WRITTEN PROBLEM: Print the listing in its entirety and exactly, leaving out images.

INFORMATION SUPPLIED:
┄┄┄┄┄┄┄┄┄┄┄┄┄┄┄┄┄┄┄┄

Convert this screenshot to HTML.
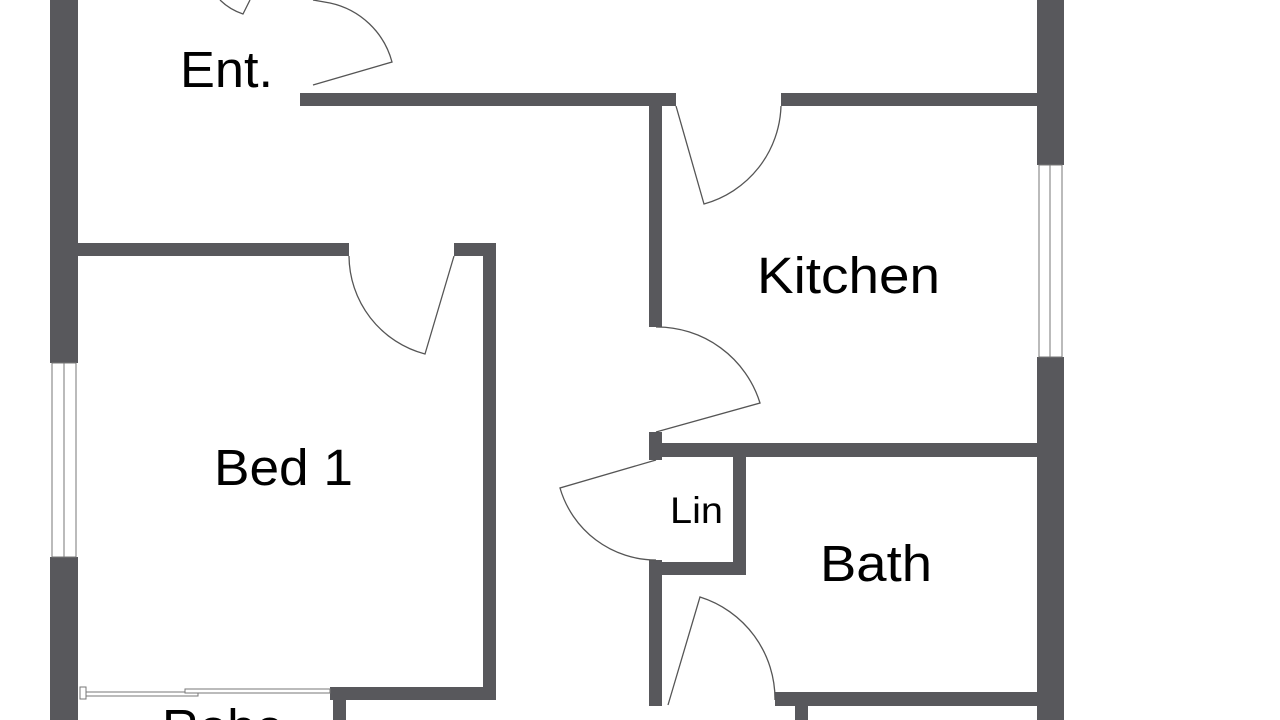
<!DOCTYPE html>
<html><head><meta charset="utf-8"><style>
html,body{margin:0;padding:0;background:#fff;}
svg{display:block;}
text{font-family:"Liberation Sans",sans-serif;fill:#000;}
</style></head><body>
<svg width="1280" height="720" viewBox="0 0 1280 720" xmlns="http://www.w3.org/2000/svg">
<rect width="1280" height="720" fill="#fff"/>
<g fill="#58585c">
<rect x="50" y="0" width="28" height="363"/>
<rect x="50" y="557" width="28" height="163"/>
<rect x="1037" y="0" width="27" height="165"/>
<rect x="1037" y="357" width="27" height="363"/>
<rect x="300" y="93" width="376" height="13"/>
<rect x="781" y="93" width="256" height="13"/>
<rect x="649" y="93" width="13" height="234"/>
<rect x="649" y="432" width="13" height="28"/>
<rect x="649" y="443" width="388" height="14"/>
<rect x="733" y="457" width="13" height="118"/>
<rect x="649" y="562" width="97" height="13"/>
<rect x="649" y="560" width="13" height="146"/>
<rect x="775" y="692" width="262" height="14"/>
<rect x="795" y="706" width="13" height="14"/>
<rect x="78" y="243" width="271" height="13"/>
<rect x="454" y="243" width="42" height="13"/>
<rect x="483" y="243" width="13" height="457"/>
<rect x="330" y="687" width="166" height="13"/>
<rect x="333" y="700" width="13" height="20"/>
</g>
<g fill="#fff" stroke="#777" stroke-width="1">
<rect x="52" y="363" width="24" height="194"/>
<line x1="64" y1="363" x2="64" y2="557"/>
<rect x="1039" y="165" width="23" height="192"/>
<line x1="1050" y1="165" x2="1050" y2="357"/>
</g>
<g fill="#fff" stroke="#777" stroke-width="1">
<rect x="86" y="692" width="112" height="4"/>
<rect x="185" y="689" width="145" height="4"/>
<rect x="80" y="687" width="6" height="12"/>
</g>
<g fill="none" stroke="#555" stroke-width="1.3">
<path d="M313 85 L392 62 A82 82 0 0 0 330 3 L313 0"/>
<path d="M220 0 A60 60 0 0 0 243 14 L250 0"/>
<path d="M676 106 L704 204 A105 105 0 0 0 781 106"/>
<path d="M656 432 L760 403 A108 108 0 0 0 656 327"/>
<path d="M656 460 L560 488 A100 100 0 0 0 656 560"/>
<path d="M668 705 L700 597 A107 107 0 0 1 775 700"/>
<path d="M454 256 L425 354 A102 102 0 0 1 349 256"/>
</g>
<text x="180" y="87" font-size="51" textLength="93" lengthAdjust="spacingAndGlyphs">Ent.</text>
<text x="757" y="293" font-size="51" textLength="183" lengthAdjust="spacingAndGlyphs">Kitchen</text>
<text x="214" y="485" font-size="51" textLength="139" lengthAdjust="spacingAndGlyphs">Bed 1</text>
<text x="670" y="523" font-size="37" textLength="53" lengthAdjust="spacingAndGlyphs">Lin</text>
<text x="820" y="581" font-size="51" textLength="112" lengthAdjust="spacingAndGlyphs">Bath</text>
<text x="162" y="745" font-size="51">Robe</text>
</svg>
</body></html>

┄┄┄┄┄┄┄┄┄┄┄┄┄┄┄┄┄┄┄┄

RESPONSE FOR THIS EXERCISE:
Convert this screenshot to HTML.
<!DOCTYPE html>
<html><head><meta charset="utf-8"><style>
html,body{margin:0;padding:0;background:#fff;}
svg{display:block;}
text{font-family:"Liberation Sans",sans-serif;fill:#000;}
</style></head><body>
<svg width="1280" height="720" viewBox="0 0 1280 720" xmlns="http://www.w3.org/2000/svg">
<rect width="1280" height="720" fill="#fff"/>
<g fill="#58585c">
<rect x="50" y="0" width="28" height="363"/>
<rect x="50" y="557" width="28" height="163"/>
<rect x="1037" y="0" width="27" height="165"/>
<rect x="1037" y="357" width="27" height="363"/>
<rect x="300" y="93" width="376" height="13"/>
<rect x="781" y="93" width="256" height="13"/>
<rect x="649" y="93" width="13" height="234"/>
<rect x="649" y="432" width="13" height="28"/>
<rect x="649" y="443" width="388" height="14"/>
<rect x="733" y="457" width="13" height="118"/>
<rect x="649" y="562" width="97" height="13"/>
<rect x="649" y="560" width="13" height="146"/>
<rect x="775" y="692" width="262" height="14"/>
<rect x="795" y="706" width="13" height="14"/>
<rect x="78" y="243" width="271" height="13"/>
<rect x="454" y="243" width="42" height="13"/>
<rect x="483" y="243" width="13" height="457"/>
<rect x="330" y="687" width="166" height="13"/>
<rect x="333" y="700" width="13" height="20"/>
</g>
<g fill="#fff" stroke="#777" stroke-width="1">
<rect x="52" y="363" width="24" height="194"/>
<line x1="64" y1="363" x2="64" y2="557"/>
<rect x="1039" y="165" width="23" height="192"/>
<line x1="1050" y1="165" x2="1050" y2="357"/>
</g>
<g fill="#fff" stroke="#777" stroke-width="1">
<rect x="86" y="692" width="112" height="4"/>
<rect x="185" y="689" width="145" height="4"/>
<rect x="80" y="687" width="6" height="12"/>
</g>
<g fill="none" stroke="#555" stroke-width="1.3">
<path d="M313 85 L392 62 A82 82 0 0 0 330 3 L313 0"/>
<path d="M220 0 A60 60 0 0 0 243 14 L250 0"/>
<path d="M676 106 L704 204 A105 105 0 0 0 781 106"/>
<path d="M656 432 L760 403 A108 108 0 0 0 656 327"/>
<path d="M656 460 L560 488 A100 100 0 0 0 656 560"/>
<path d="M668 705 L700 597 A107 107 0 0 1 775 700"/>
<path d="M454 256 L425 354 A102 102 0 0 1 349 256"/>
</g>
<text x="180" y="87" font-size="51" textLength="93" lengthAdjust="spacingAndGlyphs">Ent.</text>
<text x="757" y="293" font-size="51" textLength="183" lengthAdjust="spacingAndGlyphs">Kitchen</text>
<text x="214" y="485" font-size="51" textLength="139" lengthAdjust="spacingAndGlyphs">Bed 1</text>
<text x="670" y="523" font-size="37" textLength="53" lengthAdjust="spacingAndGlyphs">Lin</text>
<text x="820" y="581" font-size="51" textLength="112" lengthAdjust="spacingAndGlyphs">Bath</text>
<text x="162" y="745" font-size="51">Robe</text>
</svg>
</body></html>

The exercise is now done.